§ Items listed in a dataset
⁂

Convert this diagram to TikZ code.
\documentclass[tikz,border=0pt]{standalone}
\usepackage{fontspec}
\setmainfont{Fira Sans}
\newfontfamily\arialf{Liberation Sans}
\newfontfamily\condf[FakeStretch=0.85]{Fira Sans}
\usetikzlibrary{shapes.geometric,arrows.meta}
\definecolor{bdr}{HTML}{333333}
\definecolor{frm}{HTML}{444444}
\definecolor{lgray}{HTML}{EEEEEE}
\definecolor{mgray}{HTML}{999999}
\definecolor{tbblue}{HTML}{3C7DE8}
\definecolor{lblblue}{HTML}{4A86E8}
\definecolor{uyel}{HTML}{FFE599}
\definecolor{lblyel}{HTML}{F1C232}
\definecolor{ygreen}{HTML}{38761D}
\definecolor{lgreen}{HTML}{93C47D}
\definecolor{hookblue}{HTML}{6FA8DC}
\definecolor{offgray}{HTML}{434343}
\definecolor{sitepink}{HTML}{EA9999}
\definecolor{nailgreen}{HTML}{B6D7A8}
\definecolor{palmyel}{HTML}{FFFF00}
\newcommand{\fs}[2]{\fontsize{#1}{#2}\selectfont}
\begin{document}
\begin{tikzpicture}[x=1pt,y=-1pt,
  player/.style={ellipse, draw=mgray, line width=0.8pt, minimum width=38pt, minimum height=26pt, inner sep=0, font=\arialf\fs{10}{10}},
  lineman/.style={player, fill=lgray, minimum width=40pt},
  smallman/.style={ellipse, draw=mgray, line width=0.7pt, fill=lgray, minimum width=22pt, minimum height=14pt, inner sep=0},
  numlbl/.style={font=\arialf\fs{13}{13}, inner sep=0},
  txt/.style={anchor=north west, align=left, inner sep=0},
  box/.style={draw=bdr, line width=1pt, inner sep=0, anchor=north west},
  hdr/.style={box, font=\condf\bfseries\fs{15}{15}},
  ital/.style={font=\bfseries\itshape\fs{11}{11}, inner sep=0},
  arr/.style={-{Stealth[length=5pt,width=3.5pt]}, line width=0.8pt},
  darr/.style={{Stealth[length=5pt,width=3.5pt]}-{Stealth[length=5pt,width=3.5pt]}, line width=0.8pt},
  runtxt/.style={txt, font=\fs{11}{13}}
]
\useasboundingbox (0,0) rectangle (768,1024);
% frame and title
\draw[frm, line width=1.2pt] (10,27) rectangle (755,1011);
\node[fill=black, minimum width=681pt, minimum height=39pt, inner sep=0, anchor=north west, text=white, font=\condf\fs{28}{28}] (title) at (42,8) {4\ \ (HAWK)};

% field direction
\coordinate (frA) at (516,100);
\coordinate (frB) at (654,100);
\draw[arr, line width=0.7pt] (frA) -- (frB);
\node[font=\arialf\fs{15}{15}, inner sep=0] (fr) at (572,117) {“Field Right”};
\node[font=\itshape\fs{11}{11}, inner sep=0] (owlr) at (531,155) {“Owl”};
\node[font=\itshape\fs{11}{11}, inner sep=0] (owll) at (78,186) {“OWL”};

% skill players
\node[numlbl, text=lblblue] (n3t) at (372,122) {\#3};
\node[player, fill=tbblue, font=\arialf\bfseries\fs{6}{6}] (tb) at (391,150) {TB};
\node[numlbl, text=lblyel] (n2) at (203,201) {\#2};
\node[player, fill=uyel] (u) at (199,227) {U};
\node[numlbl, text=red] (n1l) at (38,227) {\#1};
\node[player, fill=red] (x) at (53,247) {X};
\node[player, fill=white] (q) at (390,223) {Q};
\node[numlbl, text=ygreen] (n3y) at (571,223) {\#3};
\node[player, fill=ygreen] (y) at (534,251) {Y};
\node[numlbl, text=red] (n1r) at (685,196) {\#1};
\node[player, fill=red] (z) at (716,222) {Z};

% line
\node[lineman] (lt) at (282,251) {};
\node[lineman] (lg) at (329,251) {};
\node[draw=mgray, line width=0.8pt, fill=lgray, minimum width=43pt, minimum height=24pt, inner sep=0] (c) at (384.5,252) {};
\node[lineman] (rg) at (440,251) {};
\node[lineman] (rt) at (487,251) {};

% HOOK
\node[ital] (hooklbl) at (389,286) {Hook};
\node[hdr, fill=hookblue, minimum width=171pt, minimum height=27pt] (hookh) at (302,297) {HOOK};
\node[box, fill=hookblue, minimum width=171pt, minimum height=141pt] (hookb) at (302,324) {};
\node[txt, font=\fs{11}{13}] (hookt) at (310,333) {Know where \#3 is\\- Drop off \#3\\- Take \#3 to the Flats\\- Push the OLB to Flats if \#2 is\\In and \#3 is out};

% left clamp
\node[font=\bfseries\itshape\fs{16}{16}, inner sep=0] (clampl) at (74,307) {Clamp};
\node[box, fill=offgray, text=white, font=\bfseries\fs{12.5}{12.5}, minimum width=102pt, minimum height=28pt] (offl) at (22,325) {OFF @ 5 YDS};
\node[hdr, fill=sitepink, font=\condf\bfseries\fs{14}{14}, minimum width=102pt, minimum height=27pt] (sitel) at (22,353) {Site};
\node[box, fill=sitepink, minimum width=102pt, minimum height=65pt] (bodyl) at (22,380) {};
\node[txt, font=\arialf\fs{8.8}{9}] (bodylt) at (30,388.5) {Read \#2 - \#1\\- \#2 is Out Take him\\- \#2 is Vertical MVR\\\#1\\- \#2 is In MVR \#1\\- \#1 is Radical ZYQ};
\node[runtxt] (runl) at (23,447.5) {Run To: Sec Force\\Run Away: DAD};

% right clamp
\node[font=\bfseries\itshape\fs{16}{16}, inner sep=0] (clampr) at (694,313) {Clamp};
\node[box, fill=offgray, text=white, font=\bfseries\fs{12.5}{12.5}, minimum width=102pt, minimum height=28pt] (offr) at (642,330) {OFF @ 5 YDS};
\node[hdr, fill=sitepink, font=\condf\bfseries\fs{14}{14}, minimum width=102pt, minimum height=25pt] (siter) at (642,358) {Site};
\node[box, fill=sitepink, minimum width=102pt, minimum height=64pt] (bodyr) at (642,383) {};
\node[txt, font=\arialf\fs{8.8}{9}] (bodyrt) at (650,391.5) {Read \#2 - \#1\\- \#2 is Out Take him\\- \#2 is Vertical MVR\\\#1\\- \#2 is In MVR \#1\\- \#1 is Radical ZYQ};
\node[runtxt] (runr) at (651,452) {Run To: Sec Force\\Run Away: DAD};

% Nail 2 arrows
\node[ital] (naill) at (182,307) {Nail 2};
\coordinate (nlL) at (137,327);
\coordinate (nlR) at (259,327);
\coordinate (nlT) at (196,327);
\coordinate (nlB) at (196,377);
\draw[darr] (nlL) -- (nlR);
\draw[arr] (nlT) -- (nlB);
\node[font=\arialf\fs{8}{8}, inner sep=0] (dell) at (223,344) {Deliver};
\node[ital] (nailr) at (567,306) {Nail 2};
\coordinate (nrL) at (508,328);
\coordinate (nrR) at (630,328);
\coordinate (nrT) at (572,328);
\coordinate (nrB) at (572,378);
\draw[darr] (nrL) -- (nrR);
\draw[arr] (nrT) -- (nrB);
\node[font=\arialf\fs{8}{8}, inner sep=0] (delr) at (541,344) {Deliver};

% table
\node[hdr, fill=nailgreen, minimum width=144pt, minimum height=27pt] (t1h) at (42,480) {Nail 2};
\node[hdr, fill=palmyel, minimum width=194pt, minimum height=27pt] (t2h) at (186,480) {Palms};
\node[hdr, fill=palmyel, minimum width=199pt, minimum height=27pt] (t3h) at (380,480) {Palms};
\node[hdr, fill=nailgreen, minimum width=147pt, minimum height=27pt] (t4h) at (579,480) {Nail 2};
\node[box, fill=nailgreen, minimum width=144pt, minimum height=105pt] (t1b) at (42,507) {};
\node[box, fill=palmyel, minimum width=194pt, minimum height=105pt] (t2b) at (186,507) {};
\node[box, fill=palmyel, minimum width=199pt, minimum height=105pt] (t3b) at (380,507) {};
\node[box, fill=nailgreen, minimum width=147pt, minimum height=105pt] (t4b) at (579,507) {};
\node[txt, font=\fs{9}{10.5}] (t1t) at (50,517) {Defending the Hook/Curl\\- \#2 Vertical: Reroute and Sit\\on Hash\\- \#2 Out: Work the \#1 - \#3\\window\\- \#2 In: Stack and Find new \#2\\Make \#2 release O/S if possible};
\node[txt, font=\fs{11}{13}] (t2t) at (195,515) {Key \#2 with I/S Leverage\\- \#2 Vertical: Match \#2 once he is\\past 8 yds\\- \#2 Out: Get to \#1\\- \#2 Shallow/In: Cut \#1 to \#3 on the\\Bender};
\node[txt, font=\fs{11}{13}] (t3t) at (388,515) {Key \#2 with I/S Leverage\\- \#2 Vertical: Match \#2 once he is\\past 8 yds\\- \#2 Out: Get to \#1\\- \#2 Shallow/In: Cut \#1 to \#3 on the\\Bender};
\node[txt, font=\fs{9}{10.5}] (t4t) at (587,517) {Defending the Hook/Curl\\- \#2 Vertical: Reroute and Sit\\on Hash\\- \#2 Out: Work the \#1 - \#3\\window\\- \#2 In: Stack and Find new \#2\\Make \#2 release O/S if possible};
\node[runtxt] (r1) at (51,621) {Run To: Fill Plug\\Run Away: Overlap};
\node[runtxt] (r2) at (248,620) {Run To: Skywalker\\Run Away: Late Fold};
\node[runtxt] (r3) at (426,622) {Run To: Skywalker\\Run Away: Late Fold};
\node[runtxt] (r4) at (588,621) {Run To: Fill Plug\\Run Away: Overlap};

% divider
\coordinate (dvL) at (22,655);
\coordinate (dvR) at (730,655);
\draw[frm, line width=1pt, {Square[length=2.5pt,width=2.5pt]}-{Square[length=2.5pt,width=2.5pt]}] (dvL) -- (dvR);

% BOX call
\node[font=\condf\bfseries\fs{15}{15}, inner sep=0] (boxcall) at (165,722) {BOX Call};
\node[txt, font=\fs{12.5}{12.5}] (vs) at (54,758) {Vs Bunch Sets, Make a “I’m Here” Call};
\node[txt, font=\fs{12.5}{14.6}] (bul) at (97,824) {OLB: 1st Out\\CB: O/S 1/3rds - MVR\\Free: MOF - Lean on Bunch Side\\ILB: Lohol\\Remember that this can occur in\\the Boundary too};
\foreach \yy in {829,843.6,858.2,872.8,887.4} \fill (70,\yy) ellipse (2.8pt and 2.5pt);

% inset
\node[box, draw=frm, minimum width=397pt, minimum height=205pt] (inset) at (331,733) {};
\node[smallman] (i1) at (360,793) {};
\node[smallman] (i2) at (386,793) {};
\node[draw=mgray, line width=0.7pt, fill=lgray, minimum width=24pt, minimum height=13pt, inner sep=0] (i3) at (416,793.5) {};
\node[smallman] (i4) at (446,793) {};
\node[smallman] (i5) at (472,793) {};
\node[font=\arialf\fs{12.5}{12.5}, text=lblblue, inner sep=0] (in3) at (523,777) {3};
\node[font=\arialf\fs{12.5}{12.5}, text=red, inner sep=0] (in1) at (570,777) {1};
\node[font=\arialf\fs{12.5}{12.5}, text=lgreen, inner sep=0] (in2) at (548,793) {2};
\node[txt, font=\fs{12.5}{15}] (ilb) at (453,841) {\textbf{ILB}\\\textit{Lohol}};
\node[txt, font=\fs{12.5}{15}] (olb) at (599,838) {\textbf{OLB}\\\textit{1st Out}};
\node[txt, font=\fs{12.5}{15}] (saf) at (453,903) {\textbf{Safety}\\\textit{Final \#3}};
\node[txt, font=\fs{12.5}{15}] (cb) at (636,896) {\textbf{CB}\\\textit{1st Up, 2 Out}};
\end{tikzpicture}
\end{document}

⁂

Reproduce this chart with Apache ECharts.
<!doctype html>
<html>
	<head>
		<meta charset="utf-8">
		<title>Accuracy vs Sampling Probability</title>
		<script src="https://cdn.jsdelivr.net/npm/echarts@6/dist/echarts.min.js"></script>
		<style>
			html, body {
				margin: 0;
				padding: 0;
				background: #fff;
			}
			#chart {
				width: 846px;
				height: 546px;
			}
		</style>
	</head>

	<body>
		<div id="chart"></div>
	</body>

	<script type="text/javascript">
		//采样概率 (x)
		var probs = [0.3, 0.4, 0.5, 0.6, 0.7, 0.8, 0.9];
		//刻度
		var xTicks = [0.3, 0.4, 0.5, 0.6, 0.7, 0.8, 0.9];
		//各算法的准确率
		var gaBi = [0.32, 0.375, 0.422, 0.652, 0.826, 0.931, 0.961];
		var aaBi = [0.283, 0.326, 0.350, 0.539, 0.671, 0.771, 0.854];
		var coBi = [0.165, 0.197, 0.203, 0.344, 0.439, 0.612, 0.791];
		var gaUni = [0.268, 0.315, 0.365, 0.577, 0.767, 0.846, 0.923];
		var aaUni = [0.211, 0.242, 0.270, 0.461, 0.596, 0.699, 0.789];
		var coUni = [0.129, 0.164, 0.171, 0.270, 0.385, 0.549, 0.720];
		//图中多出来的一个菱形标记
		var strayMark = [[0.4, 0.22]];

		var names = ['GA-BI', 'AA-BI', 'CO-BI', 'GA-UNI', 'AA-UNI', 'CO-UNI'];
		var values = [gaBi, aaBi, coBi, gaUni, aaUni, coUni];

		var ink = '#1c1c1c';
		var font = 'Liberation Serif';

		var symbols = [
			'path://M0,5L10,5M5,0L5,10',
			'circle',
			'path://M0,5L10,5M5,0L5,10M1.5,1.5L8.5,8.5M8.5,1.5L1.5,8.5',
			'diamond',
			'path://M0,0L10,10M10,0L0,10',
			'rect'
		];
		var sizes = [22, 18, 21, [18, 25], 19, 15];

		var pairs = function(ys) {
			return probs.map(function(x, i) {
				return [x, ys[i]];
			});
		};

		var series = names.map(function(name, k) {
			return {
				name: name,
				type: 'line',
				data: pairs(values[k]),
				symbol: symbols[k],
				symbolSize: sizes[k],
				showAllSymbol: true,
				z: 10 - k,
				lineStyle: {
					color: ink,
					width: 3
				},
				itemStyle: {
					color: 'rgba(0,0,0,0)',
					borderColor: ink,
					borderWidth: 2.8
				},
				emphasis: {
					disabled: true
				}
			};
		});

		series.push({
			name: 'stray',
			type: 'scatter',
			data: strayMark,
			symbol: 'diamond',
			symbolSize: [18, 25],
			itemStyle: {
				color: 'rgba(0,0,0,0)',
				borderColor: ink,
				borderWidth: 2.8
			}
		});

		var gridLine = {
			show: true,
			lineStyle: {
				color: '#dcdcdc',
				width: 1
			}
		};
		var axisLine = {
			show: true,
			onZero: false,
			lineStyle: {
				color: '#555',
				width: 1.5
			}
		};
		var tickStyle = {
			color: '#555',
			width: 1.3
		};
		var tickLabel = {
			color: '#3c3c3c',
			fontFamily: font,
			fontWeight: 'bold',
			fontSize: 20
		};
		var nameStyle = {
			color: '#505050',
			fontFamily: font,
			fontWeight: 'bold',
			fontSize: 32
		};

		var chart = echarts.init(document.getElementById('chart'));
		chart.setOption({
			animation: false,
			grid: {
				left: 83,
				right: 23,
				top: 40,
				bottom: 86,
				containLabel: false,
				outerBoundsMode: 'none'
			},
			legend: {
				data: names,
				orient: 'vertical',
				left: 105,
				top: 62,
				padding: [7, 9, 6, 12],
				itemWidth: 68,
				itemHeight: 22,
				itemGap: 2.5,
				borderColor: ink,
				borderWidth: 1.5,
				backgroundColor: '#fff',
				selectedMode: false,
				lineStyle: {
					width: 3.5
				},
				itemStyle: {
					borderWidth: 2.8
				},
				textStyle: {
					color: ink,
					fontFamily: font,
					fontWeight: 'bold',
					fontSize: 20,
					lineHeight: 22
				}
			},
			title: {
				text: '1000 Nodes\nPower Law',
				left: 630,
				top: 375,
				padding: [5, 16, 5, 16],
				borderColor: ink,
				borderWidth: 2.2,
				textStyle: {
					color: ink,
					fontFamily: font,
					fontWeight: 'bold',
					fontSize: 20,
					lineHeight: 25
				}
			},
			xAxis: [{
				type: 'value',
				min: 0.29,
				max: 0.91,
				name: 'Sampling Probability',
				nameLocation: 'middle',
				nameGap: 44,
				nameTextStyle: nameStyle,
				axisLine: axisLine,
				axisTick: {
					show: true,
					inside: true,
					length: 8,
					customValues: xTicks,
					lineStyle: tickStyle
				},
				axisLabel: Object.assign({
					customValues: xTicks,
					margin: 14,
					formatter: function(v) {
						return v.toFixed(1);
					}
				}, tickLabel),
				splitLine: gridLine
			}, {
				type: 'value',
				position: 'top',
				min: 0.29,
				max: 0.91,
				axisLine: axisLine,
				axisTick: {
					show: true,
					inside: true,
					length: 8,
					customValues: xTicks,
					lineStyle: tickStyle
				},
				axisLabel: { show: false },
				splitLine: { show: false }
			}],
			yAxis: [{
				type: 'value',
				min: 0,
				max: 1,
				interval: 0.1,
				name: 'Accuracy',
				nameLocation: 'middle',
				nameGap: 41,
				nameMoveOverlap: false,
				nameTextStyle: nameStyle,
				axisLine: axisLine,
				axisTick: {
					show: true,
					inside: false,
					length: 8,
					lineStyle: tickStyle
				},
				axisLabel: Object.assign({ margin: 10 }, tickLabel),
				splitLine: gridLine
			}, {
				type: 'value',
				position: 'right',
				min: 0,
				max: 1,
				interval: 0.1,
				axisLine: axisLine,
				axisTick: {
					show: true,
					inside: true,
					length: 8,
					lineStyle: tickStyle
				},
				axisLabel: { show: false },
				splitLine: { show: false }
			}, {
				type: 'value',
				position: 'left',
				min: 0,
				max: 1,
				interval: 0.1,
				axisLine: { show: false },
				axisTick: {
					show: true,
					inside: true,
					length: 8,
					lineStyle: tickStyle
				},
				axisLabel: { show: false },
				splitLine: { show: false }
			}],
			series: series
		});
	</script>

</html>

⁂

§ WHAT IS REQUIRED
Only the lines from the one containing "Reproduce this chart with Apache ECharts." through the one containing "var font = 'Liberation Serif';" are to be retyped, both boundary lines included, with no other material.

§ WORKED SOLUTION
Reproduce this chart with Apache ECharts.
<!doctype html>
<html>
	<head>
		<meta charset="utf-8">
		<title>Accuracy vs Sampling Probability</title>
		<script src="https://cdn.jsdelivr.net/npm/echarts@6/dist/echarts.min.js"></script>
		<style>
			html, body {
				margin: 0;
				padding: 0;
				background: #fff;
			}
			#chart {
				width: 846px;
				height: 546px;
			}
		</style>
	</head>

	<body>
		<div id="chart"></div>
	</body>

	<script type="text/javascript">
		//采样概率 (x)
		var probs = [0.3, 0.4, 0.5, 0.6, 0.7, 0.8, 0.9];
		//刻度
		var xTicks = [0.3, 0.4, 0.5, 0.6, 0.7, 0.8, 0.9];
		//各算法的准确率
		var gaBi = [0.32, 0.375, 0.422, 0.652, 0.826, 0.931, 0.961];
		var aaBi = [0.283, 0.326, 0.350, 0.539, 0.671, 0.771, 0.854];
		var coBi = [0.165, 0.197, 0.203, 0.344, 0.439, 0.612, 0.791];
		var gaUni = [0.268, 0.315, 0.365, 0.577, 0.767, 0.846, 0.923];
		var aaUni = [0.211, 0.242, 0.270, 0.461, 0.596, 0.699, 0.789];
		var coUni = [0.129, 0.164, 0.171, 0.270, 0.385, 0.549, 0.720];
		//图中多出来的一个菱形标记
		var strayMark = [[0.4, 0.22]];

		var names = ['GA-BI', 'AA-BI', 'CO-BI', 'GA-UNI', 'AA-UNI', 'CO-UNI'];
		var values = [gaBi, aaBi, coBi, gaUni, aaUni, coUni];

		var ink = '#1c1c1c';
		var font = 'Liberation Serif';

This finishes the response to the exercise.